Le pacte Londres-Bruxelles sur la défense pris dans les filets ?


AFP le 16/04/2025 à 08:30

Quand merlus et missiles s'emmêlent dans les tractations diplomatiques: Londres et Bruxelles espèrent sceller leur rapprochement en matière de défense lors d'un prochain sommet, mais d'autres sujets parasitent les discussions, à commencer par la pêche.

Des deux côtés de la Manche, on espère qu’un pacte de défense et de sécurité sera le point culminant de cette réunion au Royaume-Uni le 19 mai, alors que les Européens redoutent le désengagement des Etats-Unis en Ukraine depuis l’arrivée de Donald Trump.

Mais sous l’influence de la France, certains pays de l’UE semblent lier la signature d’un accord à la réussite de négociations dans d’autres domaines. Et la pêche constitue le point de blocage majeur.

« Une très grande majorité des États membres est en faveur de la signature de ce partenariat lors du sommet », selon une source diplomatique. « La position de la France est davantage liée à ses propres enjeux ».

Déjà au coeur des négociations du Brexit, la pêche fait ainsi son retour à l’agenda : l’accord qui donne aux bateaux de l’Union européenne accès aux eaux britanniques doit expirer en 2026.

La France et d’autres pays en mer du Nord voudraient le reconduire tel quel, mais Londres se montre réticent jusqu’ici.

A l’approche des élections locales du 1er mai en Angleterre, céder aux exigences françaises pourraient faire mauvais genre auprès d’une partie de l’électorat, souligne Sébastien Maillard de l’Institut Jacques Delors, un think tank européen.

A l’inverse, Paris verrait la reconduction de l’accord de pêche comme un signe de bonne volonté du Royaume-Uni, où le Premier ministre travailliste Keir Starmer souhaite un nouveau départ (« reset ») avec l’Union européenne, afin d’évacuer les rancoeurs du Brexit.

« Nous accueillons très favorablement la volonté du Royaume-Uni de se rapprocher de l’Europe après avoir décidé de la quitter il y a cinq ans.

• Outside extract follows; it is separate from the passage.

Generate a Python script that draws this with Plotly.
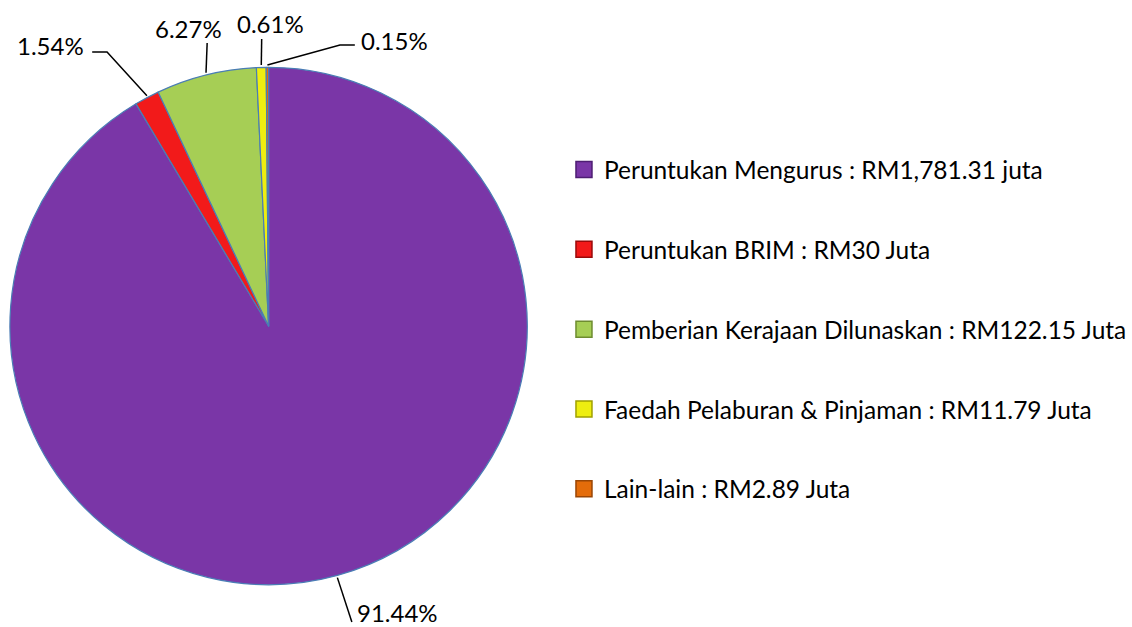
import math
import plotly.graph_objects as go

# Revenue breakdown (RM juta)
labels = [
    "Peruntukan Mengurus : RM1,781.31 juta",
    "Peruntukan BRIM : RM30 Juta",
    "Pemberian Kerajaan Dilunaskan : RM122.15 Juta",
    "Faedah Pelaburan & Pinjaman : RM11.79 Juta",
    "Lain-lain : RM2.89 Juta",
]
values = [1781.31, 30, 122.15, 11.79, 2.89]
colors = ["#7A36A7", "#F21A1A", "#A6CE55", "#EEEE10", "#E46C0A"]
edge_colors = ["#4E1E73", "#9A0A0A", "#6E8C30", "#A0A000", "#9A4605"]

W, H = 1132, 627
FONT = "Lato, 'Open Sans', sans-serif"

# pie placement in paper coordinates
dom_x = [10 / W, 532 / W]
dom_y = [1 - 587 / H, 1 - 65 / H]

fig = go.Figure()
fig.add_trace(go.Pie(
    labels=labels,
    values=values,
    sort=False,
    direction="clockwise",
    rotation=0,
    textinfo="none",
    hoverinfo="label+percent",
    marker=dict(colors=colors, line=dict(color="#4A7DB5", width=1.2)),
    domain=dict(x=dom_x, y=dom_y),
    showlegend=False,
))

# legend entries, one group per category so they can be spaced apart
for lab, col, ec in zip(labels, colors, edge_colors):
    fig.add_trace(go.Scatter(
        x=[None], y=[None], mode="markers", name=lab, legendgroup=lab,
        marker=dict(symbol="square", size=16, color=col, line=dict(color=ec, width=1.5)),
        hoverinfo="skip",
    ))

# leader lines and percentage labels, anchored to each slice's mid-angle
cx_px = (dom_x[0] + dom_x[1]) / 2 * W
cy_px = (1 - (dom_y[0] + dom_y[1]) / 2) * H
radius = min((dom_x[1] - dom_x[0]) * W, (dom_y[1] - dom_y[0]) * H) / 2
total = sum(values)

# per-slice label routing: intermediate points (pixels), text anchor point, alignment
routes = [
    dict(path=[(355, 622)], text=(358, 612), anchor="left"),
    dict(path=[(108, 52), (93, 52)], text=(87, 45), anchor="right"),
    dict(path=[(209, 43)], text=(190, 28), anchor="center"),
    dict(path=[(264, 39)], text=(273, 24), anchor="center"),
    dict(path=[(343, 45), (358, 45)], text=(362, 41), anchor="left"),
]


def to_paper(px, py):
    return px / W, 1 - py / H


cum = 0.0
shapes, annotations = [], []
for v, route in zip(values, routes):
    frac = v / total
    mid = (cum + frac / 2) * 2 * math.pi
    cum += frac
    ex = cx_px + radius * math.sin(mid)
    ey = cy_px - radius * math.cos(mid)
    pts = [(ex, ey)] + route["path"]
    d = "M " + " L ".join(f"{to_paper(*p)[0]:.5f},{to_paper(*p)[1]:.5f}" for p in pts)
    shapes.append(dict(type="path", xref="paper", yref="paper", path=d,
                       line=dict(color="black", width=1.5)))
    tx, ty = to_paper(*route["text"])
    annotations.append(dict(
        x=tx, y=ty, xref="paper", yref="paper", showarrow=False,
        text=f"{frac * 100:.2f}%", xanchor=route["anchor"], yanchor="middle",
        font=dict(family=FONT, size=24, color="black"),
    ))

fig.update_layout(
    width=W, height=H,
    margin=dict(l=0, r=0, t=0, b=0),
    paper_bgcolor="white", plot_bgcolor="white",
    xaxis=dict(visible=False), yaxis=dict(visible=False),
    shapes=shapes, annotations=annotations,
    legend=dict(
        x=569 / W, y=1 - 147 / H, xanchor="left", yanchor="top",
        font=dict(family=FONT, size=24.5, color="black"),
        tracegroupgap=45, itemclick=False, itemdoubleclick=False,
        bgcolor="rgba(0,0,0,0)",
    ),
)

fig.write_html("out.html")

Nous pouvons désormais construire un agenda positif, qui est dans notre intérêt mutuel dans un contexte stratégique et économique en évolution », souligne une source diplomatique française.

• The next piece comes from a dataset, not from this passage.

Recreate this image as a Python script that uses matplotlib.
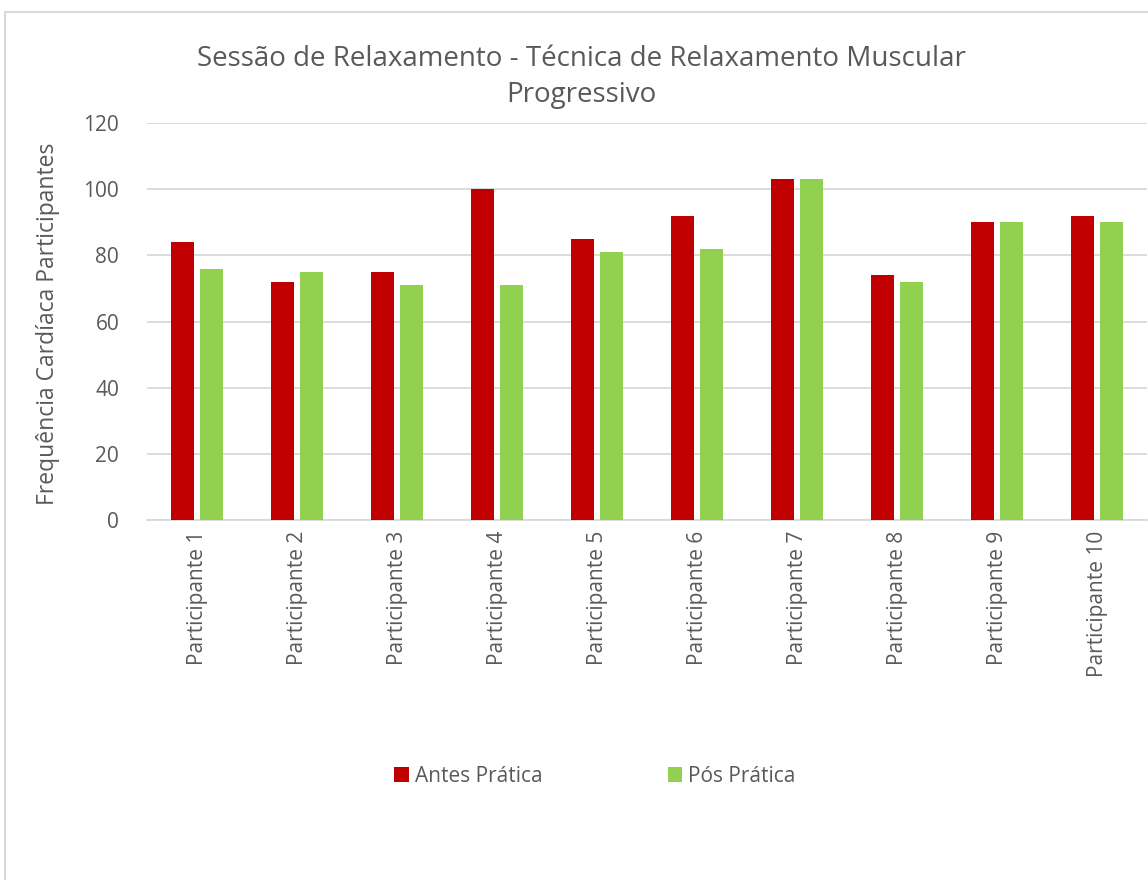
import matplotlib.pyplot as plt
import numpy as np
from matplotlib.patches import Rectangle

participantes = ["Participante 1", "Participante 2", "Participante 3", "Participante 4",
                 "Participante 5", "Participante 6", "Participante 7", "Participante 8",
                 "Participante 9", "Participante 10"]
antes_pratica = [84, 72, 75, 100, 85, 92, 103, 74, 90, 92]
pos_pratica = [76, 75, 71, 71, 81, 82, 103, 72, 90, 90]
y_ticks = [0, 20, 40, 60, 80, 100, 120]

plt.rcParams['font.family'] = ['Open Sans', 'DejaVu Sans']
text_color = "#595959"

fig = plt.figure(figsize=(11.48, 8.8), dpi=100)
ax = fig.add_axes([147 / 1148, 1 - 520 / 880, 1000 / 1148, 397 / 880])

x = np.arange(len(participantes))
width = 0.23
ax.bar(x - 0.145, antes_pratica, width, color="#C00000", label="Antes Prática", zorder=3)
ax.bar(x + 0.145, pos_pratica, width, color="#92D050", label="Pós Prática", zorder=3)

ax.set_xlim(-0.5, len(participantes) - 0.5)
ax.set_ylim(0, 120)
ax.set_yticks(y_ticks)
ax.set_xticks(x)
ax.set_xticklabels(participantes, rotation=90, fontsize=15, color=text_color)
ax.tick_params(axis="y", labelsize=15, labelcolor=text_color, length=0, pad=20)
ax.tick_params(axis="x", length=0, pad=8)
ax.grid(axis="y", color="#D9D9D9", linewidth=1.3, zorder=0)
for s in ["top", "right", "left"]:
    ax.spines[s].set_visible(False)
ax.spines["bottom"].set_color("#D9D9D9")
ax.spines["bottom"].set_linewidth(1.3)

ax.set_ylabel("Frequência Cardíaca Participantes", fontsize=16.5, color=text_color)
ax.yaxis.set_label_coords(-0.087, 0.494)
fig.text(581 / 1148, 1 - 77 / 880,
         "Sessão de Relaxamento - Técnica de Relaxamento Muscular\nProgressivo",
         ha="center", va="center", fontsize=20, color=text_color, linespacing=1.35)

fig.legend(loc="center", bbox_to_anchor=(595 / 1148, 1 - 776 / 880), ncol=2,
           frameon=False, fontsize=15, labelcolor=text_color, columnspacing=6.0,
           handlelength=0.7, handleheight=0.7, handletextpad=0.3)

fig.patches.append(Rectangle((5 / 1148, -0.1), 1.2, 1 - 12 / 880 + 0.1,
                             transform=fig.transFigure, fill=False,
                             edgecolor="#D9D9D9", linewidth=1.5))

fig.savefig("out.png", dpi=100)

« Nous attendons d’en savoir plus sur les engagements que les Britanniques sont prêts à prendre dans cette perspective », ajoute-t-elle.

« Un peu d’impatience » 

Le Royaume-Uni a beaucoup à gagner d’un accord de sécurité qui pourrait permettre à ses entreprises de défense de bénéficier de programmes européens d’augmentation de production d’armes.

Pour faciliter ses exportations de produits agricoles, Londres espère également un nouvel accord en matière de standards sanitaires.

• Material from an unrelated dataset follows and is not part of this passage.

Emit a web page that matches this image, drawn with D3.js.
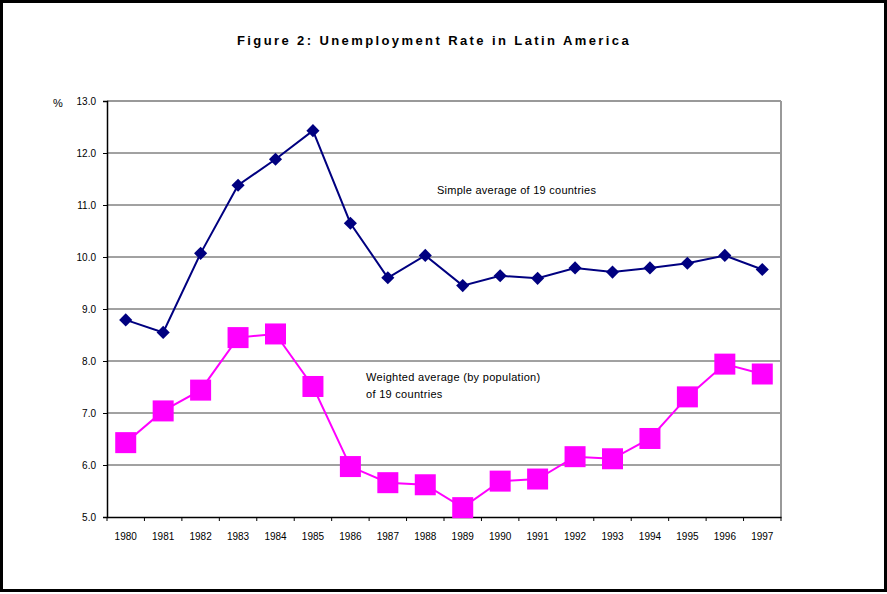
<!DOCTYPE html>
<html>
<head>
<meta charset="utf-8">
<script src="https://cdn.jsdelivr.net/npm/d3@7"></script>
<style>
  body { margin: 0; background: #fff; }
  svg text { font-family: "Liberation Sans", Arial, sans-serif; }
</style>
</head>
<body>
<svg width="887" height="594"></svg>
<script>
var years = ["1980","1981","1982","1983","1984","1985","1986","1987","1988","1989",
             "1990","1991","1992","1993","1994","1995","1996","1997"];
var simpleAvg = [8.79, 8.55, 10.07, 11.38, 11.88, 12.43, 10.65, 9.60, 10.03, 9.45,
                 9.64, 9.59, 9.79, 9.71, 9.79, 9.88, 10.03, 9.76];
var weightedAvg = [6.43, 7.04, 7.44, 8.45, 8.52, 7.51, 5.97, 5.66, 5.62, 5.18,
                   5.69, 5.73, 6.16, 6.12, 6.51, 7.31, 7.94, 7.75];
var yTicks = [5, 6, 7, 8, 9, 10, 11, 12, 13];

var svg = d3.select("svg"),
    width = +svg.attr("width"),
    height = +svg.attr("height");

var plotLeft = 107, plotRight = 781, plotTop = 101, plotBottom = 517;

// outer frame
svg.append("rect")
    .attr("x", 1.5).attr("y", 1.5)
    .attr("width", 884).attr("height", 589)
    .attr("fill", "none").attr("stroke", "#000").attr("stroke-width", 3);

svg.append("text")
    .attr("x", 434).attr("y", 45)
    .attr("text-anchor", "middle")
    .attr("font-size", 13).attr("font-weight", "bold")
    .attr("letter-spacing", 2.4)
    .text("Figure 2: Unemployment Rate in Latin America");

var x = d3.scaleBand().domain(years).range([plotLeft, plotRight]);
var y = d3.scaleLinear().domain([5, 13]).range([plotBottom, plotTop]);

// gridlines
svg.append("g").selectAll("line")
    .data(yTicks.slice(1))
    .enter().append("line")
    .attr("x1", plotLeft).attr("x2", plotRight)
    .attr("y1", d => y(d)).attr("y2", d => y(d))
    .attr("stroke", d => d == 13 ? "#999" : "#444")
    .attr("stroke-width", d => d == 13 ? 2 : 1);

// right border of plot
svg.append("line")
    .attr("x1", plotRight).attr("x2", plotRight)
    .attr("y1", plotTop).attr("y2", plotBottom)
    .attr("stroke", "#999").attr("stroke-width", 2);

// y axis
var yAxis = svg.append("g")
    .attr("transform", "translate(" + plotLeft + ",0)")
    .call(d3.axisLeft(y).tickValues(yTicks).tickFormat(d3.format(".1f")).tickSize(4).tickPadding(7));
yAxis.select(".domain").attr("stroke", "#000").attr("stroke-width", 1.5);
yAxis.selectAll("text").attr("font-size", 10).attr("fill", "#000")
    .attr("font-family", "Liberation Sans, Arial, sans-serif");

svg.append("text")
    .attr("x", 53).attr("y", 107)
    .attr("font-size", 11)
    .text("%");

// x axis
var xAxis = svg.append("g")
    .attr("transform", "translate(0," + plotBottom + ")")
    .call(d3.axisBottom(x).tickSize(0).tickPadding(16));
xAxis.select(".domain").attr("stroke", "#000").attr("stroke-width", 1.5);
xAxis.selectAll("text").attr("font-size", 10).attr("fill", "#000")
    .attr("font-family", "Liberation Sans, Arial, sans-serif");
// ticks between categories
xAxis.selectAll(".sep")
    .data(years.concat(["end"]))
    .enter().append("line")
    .attr("x1", (d, i) => plotLeft + i * x.bandwidth())
    .attr("x2", (d, i) => plotLeft + i * x.bandwidth())
    .attr("y1", 0).attr("y2", 4)
    .attr("stroke", "#000");

var line = d3.line()
    .x((d, i) => x(years[i]) + x.bandwidth() / 2)
    .y(d => y(d));

// weighted series
svg.append("path")
    .datum(weightedAvg)
    .attr("d", line)
    .attr("fill", "none").attr("stroke", "#ff00ff").attr("stroke-width", 2);
svg.append("g").selectAll("rect")
    .data(weightedAvg)
    .enter().append("rect")
    .attr("x", (d, i) => x(years[i]) + x.bandwidth() / 2 - 10.5)
    .attr("y", d => y(d) - 10.5)
    .attr("width", 21).attr("height", 21)
    .attr("fill", "#ff00ff");

// simple series
svg.append("path")
    .datum(simpleAvg)
    .attr("d", line)
    .attr("fill", "none").attr("stroke", "#000080").attr("stroke-width", 2);
svg.append("g").selectAll("path")
    .data(simpleAvg)
    .enter().append("path")
    .attr("d", d3.symbol().type(d3.symbolDiamond2).size(110))
    .attr("transform", (d, i) => "translate(" + (x(years[i]) + x.bandwidth() / 2) + "," + y(d) + ")")
    .attr("fill", "#000080");

// annotations
svg.append("text")
    .attr("x", 437).attr("y", 194)
    .attr("font-size", 11).attr("letter-spacing", 0.25)
    .text("Simple average of  19 countries");

svg.append("text")
    .attr("x", 366).attr("y", 381)
    .attr("font-size", 11).attr("letter-spacing", 0.3)
    .text("Weighted average (by population)");
svg.append("text")
    .attr("x", 366).attr("y", 398)
    .attr("font-size", 11).attr("letter-spacing", 0.3)
    .text("of  19 countries");
</script>
</body>
</html>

Bruxelles réclame pour sa part un programme de mobilité pour les jeunes de moins de 30 ans afin qu’ils puissent facilement « voyager, travailler et vivre » au Royaume-Uni, mais la proposition est jusqu’ici écartée par les Britanniques.

Et il y a bien sûr la question de la pêche.

« Il y a un peu d’impatience du côté européen de savoir ce que le Royaume-Uni est prêt à offrir. Parce qu’en ce moment, il n’offre rien », résume Sébastien Maillard.

Comme la France, plusieurs capitales européennes soutiennent une approche dite « globale » des négociations, qui lierait tous les sujets.

Mais d’autres pays s’inquiètent et ne voudraient pas que les négociations tendues sur la pêche entravent les progrès en matière de défense, alors que Paris comme Londres sont souvent cités comme les deux puissances militaires capables d’apporter des garanties de sécurité à l’Ukraine.

« Je ne vois pas la France changer de position. (C’est) très frustrant », regrette un diplomate européen qui se demande si un pacte de sécurité pourra bien être initié en mai.

A un mois du sommet, le temps presse. Et certains redoutent qu’il se termine par de simples déclarations non contraignantes plutôt que par des accords substantiels.

La Commission doit informer les Etats membres de l’état des négociations mercredi.

Côté britannique, un porte-parole du gouvernement souligne que le travail est en cours pour identifier avec l’UE des domaines de coopération plus approfondie, comme « l’économie, l’énergie, la sécurité ». Mais il n’y aura « pas de retour à la libre circulation, à l’union douanière ni au marché unique », prévient-il.

Interrogé en mars à l’occasion d’un sommet à Paris, le Premier ministre britannique avait soigneusement évité de rentrer dans le débat.

« Je vais résister à la tentation de commencer à parler de poisson… ».